The show was telecasted on weekdays from 9:00pm, but once the show reached wild card entry rounds, the show was telecast on weekdays from 9:30pm. The grand finale on 20 February 2015 took place in Chennai at Thangavelu Engineering College, and was telecast live from 6:00pm onwards. Following the results being revealed at the conclusion of the finale, it was also announced that contestant Jessica Judes would donate any prize she won to Ceylon Tamil orphanages, a gesture that has not been made by any other contestant throughout the history of the show. At the conclusion of the finale, Spoorthi Santosh Rao won the Airtel Super Singer Junior 4 title and Jessica Judes won her placement as runner up of Airtel Super Singer Junior 4, ahead of the third placed finalist Haripriya, and fourth placed finalists Anushya, Srisha, and Bharath.

Finals

Top contestants

Spoorthi Santhosh Rao (also known as Contestant SSJ03 Spoorthi) was born 3 April 2005, and 9 years old at the time of the show. Spoorthi is from Bangalore, and did not know Tamil until 2014, which she picked up during her time on the show's studio set. She studied in Sri Aurobindo Memorial School, and received musical training in light music from Narahari Dixit, tabla from Pt. Rajgopal Kallurkar, Carnatic music from Yashasvi Subbarao, and playback singing from Parthu Nemani. Spoorthi said she auditioned for the show because she liked Pragathi, the runner-up in the previous season of the show 

Spoorthi was selected as a direct finalist by the judges prior to the wildcard entry rounds, and was announced the winner of the fourth season of Airtel Super Singer Junior at the season's grand finale on 20 February 2015. As the winner, Spoorthi was awarded a Townhouse at Temple Green Township in Oragadam by the show's sponsor Arun Excello, worth 70 lakhs Indian Rupees.

Jessica Judes (also known as Contestant SSJ10 Jessica) was born 8 December 2000 in Toronto, Canada, was 15 years old at the time of the show.

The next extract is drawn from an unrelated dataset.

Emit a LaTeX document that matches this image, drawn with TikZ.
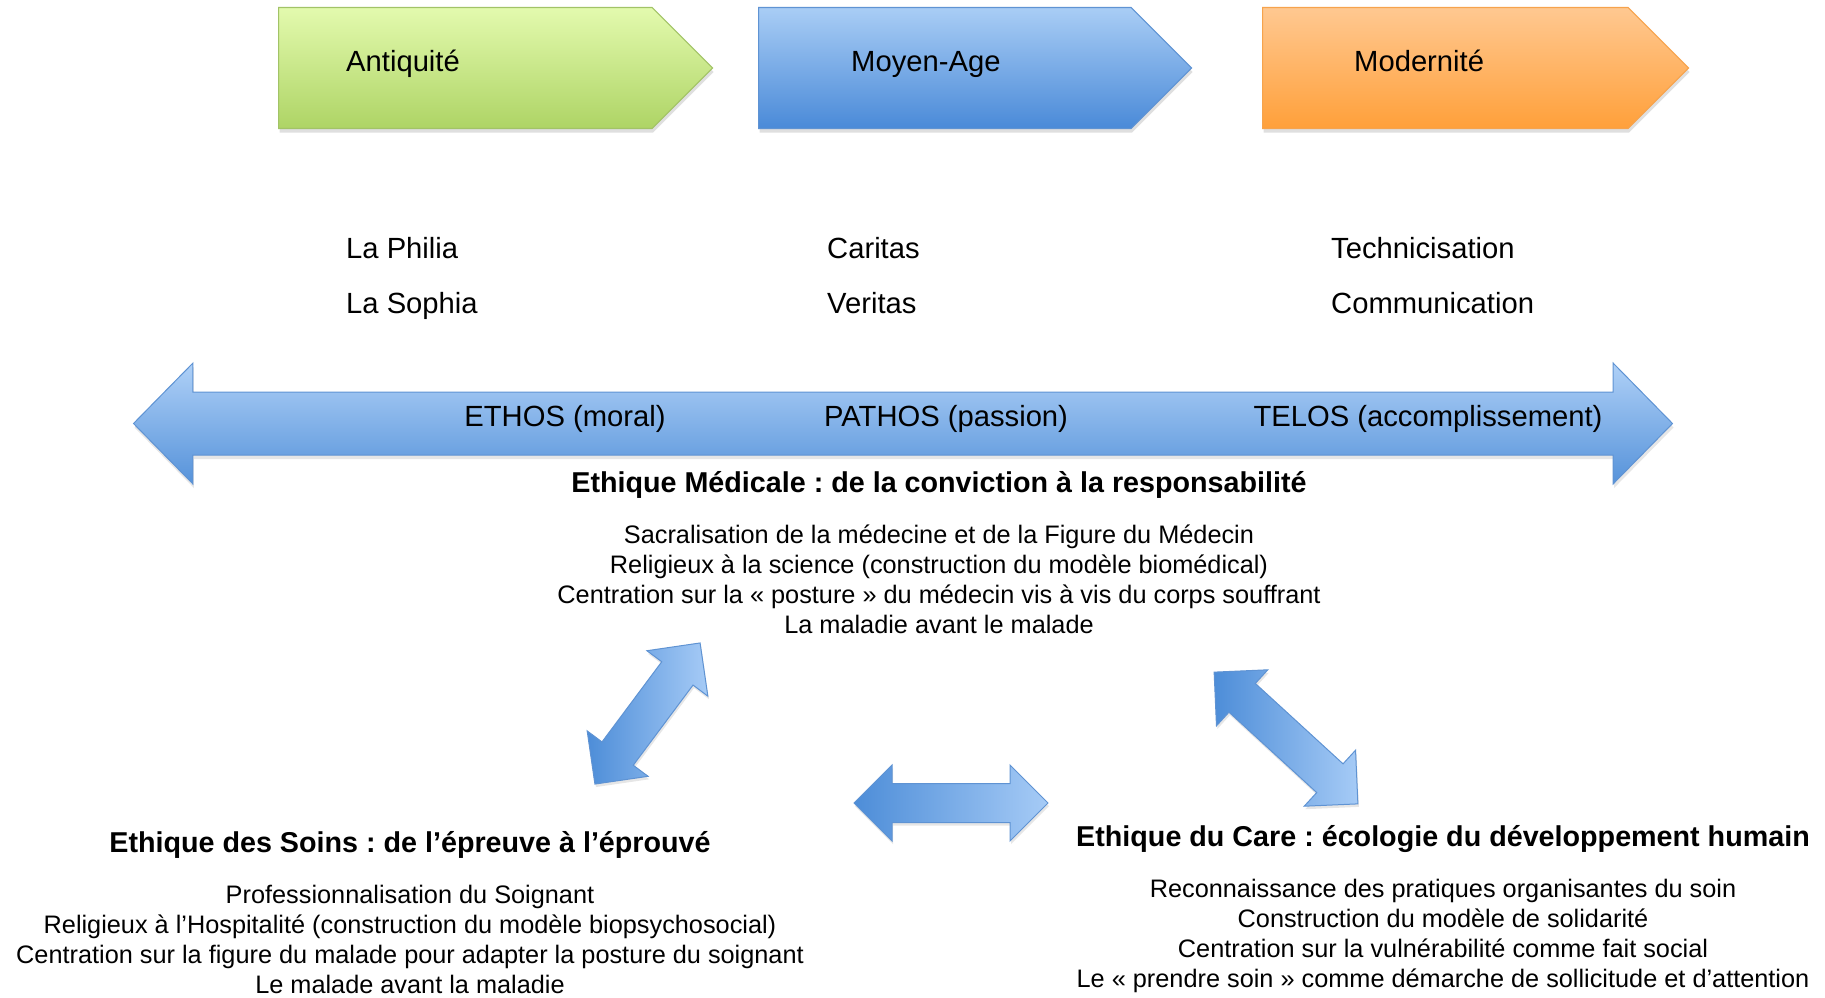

The show's official website listed her other nicknames as "Jess", "Jessi" and "Olivia". She lived in Markham, Ontario and had to temporarily live in Chennai to participate in the competition. At the time of the show, she was studying at Father Michael McGivney Catholic Academy, but her mother Mercy Judes, who had given up her job at IBM in Canada, kept Jessica away from school for a year so she could prepare for the competition. Ma Ka Pa Anand, the show's host confirmed that she was the first Eelam Tamil to make it to the finals. Olivia is appearing instead of Jessica.

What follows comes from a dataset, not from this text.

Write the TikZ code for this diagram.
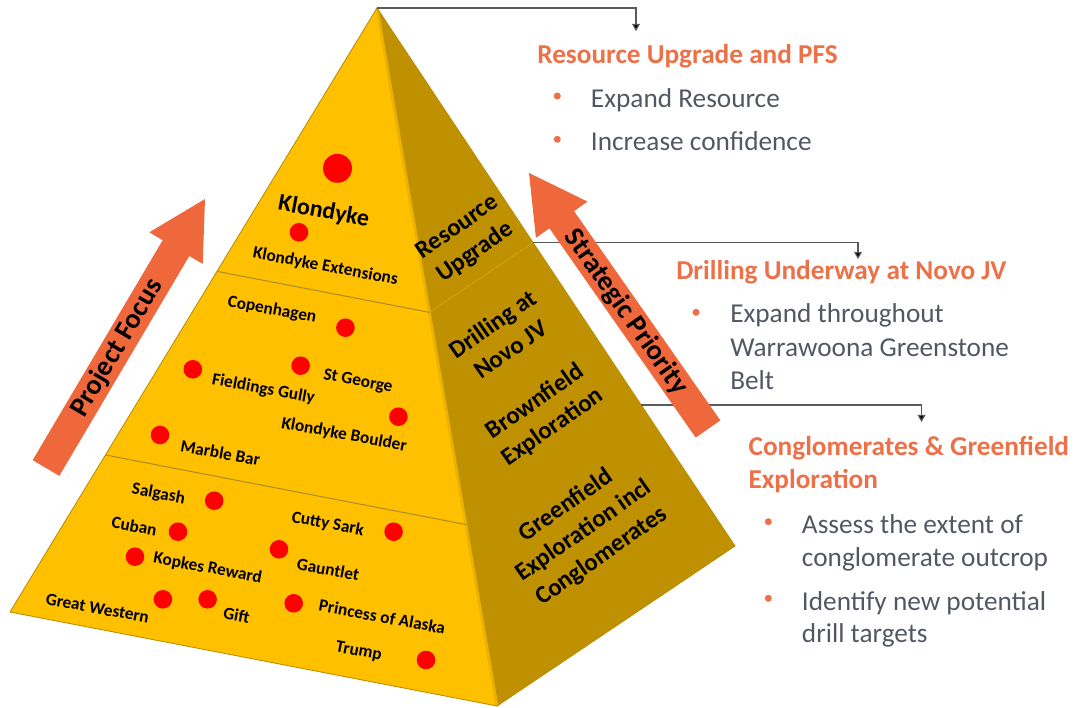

Jessica Judes was selected as a finalist after receiving the highest number of votes from the public during the wild card round, and was announced as the runner-up for the fourth season of Airtel Super Singer Junior at the season's grand finale on 20 February 2015. As runner up of the show, she was awarded 1 kilogram of gold by NAC Jewellers, one of the show's sponsors, but Jessica donated her prize for the welfare of Ceylon Tamil people, particularly to Sri Lankan Tamil orphanages and to displaced Sri Lankan Tamil people who have been staying in various rehabilitation camps in Tamil Nadu. Her gesture of donating entire prize money has not been made by any other contestant throughout the history of the show. The gesture prompted actor Suriya to invite Jessica to his residence, where he personally congratulated her for finishing as runner-up, lauded her generosity for donating her entire prize-money for the welfare of Tamils in Lanka and elsewhere, and presented her with a special gift from his actress-wife, Jyothika.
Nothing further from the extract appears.